REQUEST:
Take the lines from the head of the listing through the one bearing "var FS = 19;" and copy them exactly, leaving every picture out.

DATA PROVIDED:
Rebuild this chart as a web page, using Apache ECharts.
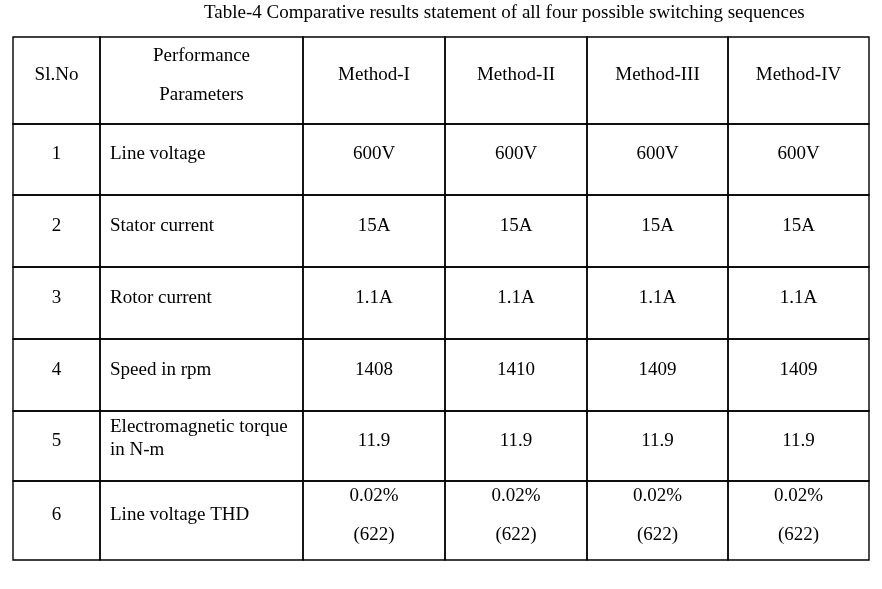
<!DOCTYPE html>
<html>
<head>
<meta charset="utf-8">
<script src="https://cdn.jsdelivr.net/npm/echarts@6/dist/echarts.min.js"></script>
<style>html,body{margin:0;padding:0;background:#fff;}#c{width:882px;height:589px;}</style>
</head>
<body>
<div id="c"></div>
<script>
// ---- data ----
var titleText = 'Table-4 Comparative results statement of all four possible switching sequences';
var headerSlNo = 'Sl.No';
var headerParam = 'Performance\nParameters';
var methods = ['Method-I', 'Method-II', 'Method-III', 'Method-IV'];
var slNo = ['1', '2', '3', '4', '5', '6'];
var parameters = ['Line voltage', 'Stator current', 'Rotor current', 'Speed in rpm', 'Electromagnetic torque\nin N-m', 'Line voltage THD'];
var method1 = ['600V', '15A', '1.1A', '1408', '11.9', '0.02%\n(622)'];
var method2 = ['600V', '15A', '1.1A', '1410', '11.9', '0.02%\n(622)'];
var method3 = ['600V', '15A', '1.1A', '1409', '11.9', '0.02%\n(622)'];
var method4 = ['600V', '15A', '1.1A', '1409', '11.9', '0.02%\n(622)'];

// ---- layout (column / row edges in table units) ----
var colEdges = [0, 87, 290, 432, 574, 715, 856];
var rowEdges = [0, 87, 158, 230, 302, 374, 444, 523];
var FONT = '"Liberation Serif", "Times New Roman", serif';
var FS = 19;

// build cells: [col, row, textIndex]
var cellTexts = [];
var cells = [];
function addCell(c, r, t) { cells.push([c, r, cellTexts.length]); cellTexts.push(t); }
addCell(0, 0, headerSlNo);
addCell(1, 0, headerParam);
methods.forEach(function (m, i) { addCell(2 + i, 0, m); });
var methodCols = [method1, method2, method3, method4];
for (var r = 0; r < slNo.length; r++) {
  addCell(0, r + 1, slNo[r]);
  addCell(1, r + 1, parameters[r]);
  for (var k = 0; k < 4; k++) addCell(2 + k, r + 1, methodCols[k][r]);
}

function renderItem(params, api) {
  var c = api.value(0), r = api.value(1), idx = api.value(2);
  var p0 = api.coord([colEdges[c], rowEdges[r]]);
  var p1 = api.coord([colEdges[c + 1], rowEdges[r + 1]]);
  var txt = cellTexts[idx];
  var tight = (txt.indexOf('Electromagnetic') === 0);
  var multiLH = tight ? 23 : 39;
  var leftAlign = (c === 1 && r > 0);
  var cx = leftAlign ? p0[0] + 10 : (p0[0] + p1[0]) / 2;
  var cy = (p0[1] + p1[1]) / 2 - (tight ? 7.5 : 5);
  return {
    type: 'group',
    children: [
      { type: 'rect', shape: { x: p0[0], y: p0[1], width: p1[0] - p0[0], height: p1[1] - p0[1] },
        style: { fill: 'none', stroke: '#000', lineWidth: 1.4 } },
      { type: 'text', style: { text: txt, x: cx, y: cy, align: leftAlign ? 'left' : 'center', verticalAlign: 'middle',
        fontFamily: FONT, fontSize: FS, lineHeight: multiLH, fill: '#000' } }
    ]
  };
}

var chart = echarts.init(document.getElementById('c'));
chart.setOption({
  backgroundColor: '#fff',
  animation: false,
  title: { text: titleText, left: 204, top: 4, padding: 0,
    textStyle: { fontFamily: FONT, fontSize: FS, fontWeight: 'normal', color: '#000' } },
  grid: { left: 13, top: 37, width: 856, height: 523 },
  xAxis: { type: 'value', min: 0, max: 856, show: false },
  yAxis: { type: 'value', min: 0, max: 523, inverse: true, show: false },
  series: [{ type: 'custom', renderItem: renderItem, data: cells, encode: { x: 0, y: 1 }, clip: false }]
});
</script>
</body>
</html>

RESULT:
Rebuild this chart as a web page, using Apache ECharts.
<!DOCTYPE html>
<html>
<head>
<meta charset="utf-8">
<script src="https://cdn.jsdelivr.net/npm/echarts@6/dist/echarts.min.js"></script>
<style>html,body{margin:0;padding:0;background:#fff;}#c{width:882px;height:589px;}</style>
</head>
<body>
<div id="c"></div>
<script>
// ---- data ----
var titleText = 'Table-4 Comparative results statement of all four possible switching sequences';
var headerSlNo = 'Sl.No';
var headerParam = 'Performance\nParameters';
var methods = ['Method-I', 'Method-II', 'Method-III', 'Method-IV'];
var slNo = ['1', '2', '3', '4', '5', '6'];
var parameters = ['Line voltage', 'Stator current', 'Rotor current', 'Speed in rpm', 'Electromagnetic torque\nin N-m', 'Line voltage THD'];
var method1 = ['600V', '15A', '1.1A', '1408', '11.9', '0.02%\n(622)'];
var method2 = ['600V', '15A', '1.1A', '1410', '11.9', '0.02%\n(622)'];
var method3 = ['600V', '15A', '1.1A', '1409', '11.9', '0.02%\n(622)'];
var method4 = ['600V', '15A', '1.1A', '1409', '11.9', '0.02%\n(622)'];

// ---- layout (column / row edges in table units) ----
var colEdges = [0, 87, 290, 432, 574, 715, 856];
var rowEdges = [0, 87, 158, 230, 302, 374, 444, 523];
var FONT = '"Liberation Serif", "Times New Roman", serif';
var FS = 19;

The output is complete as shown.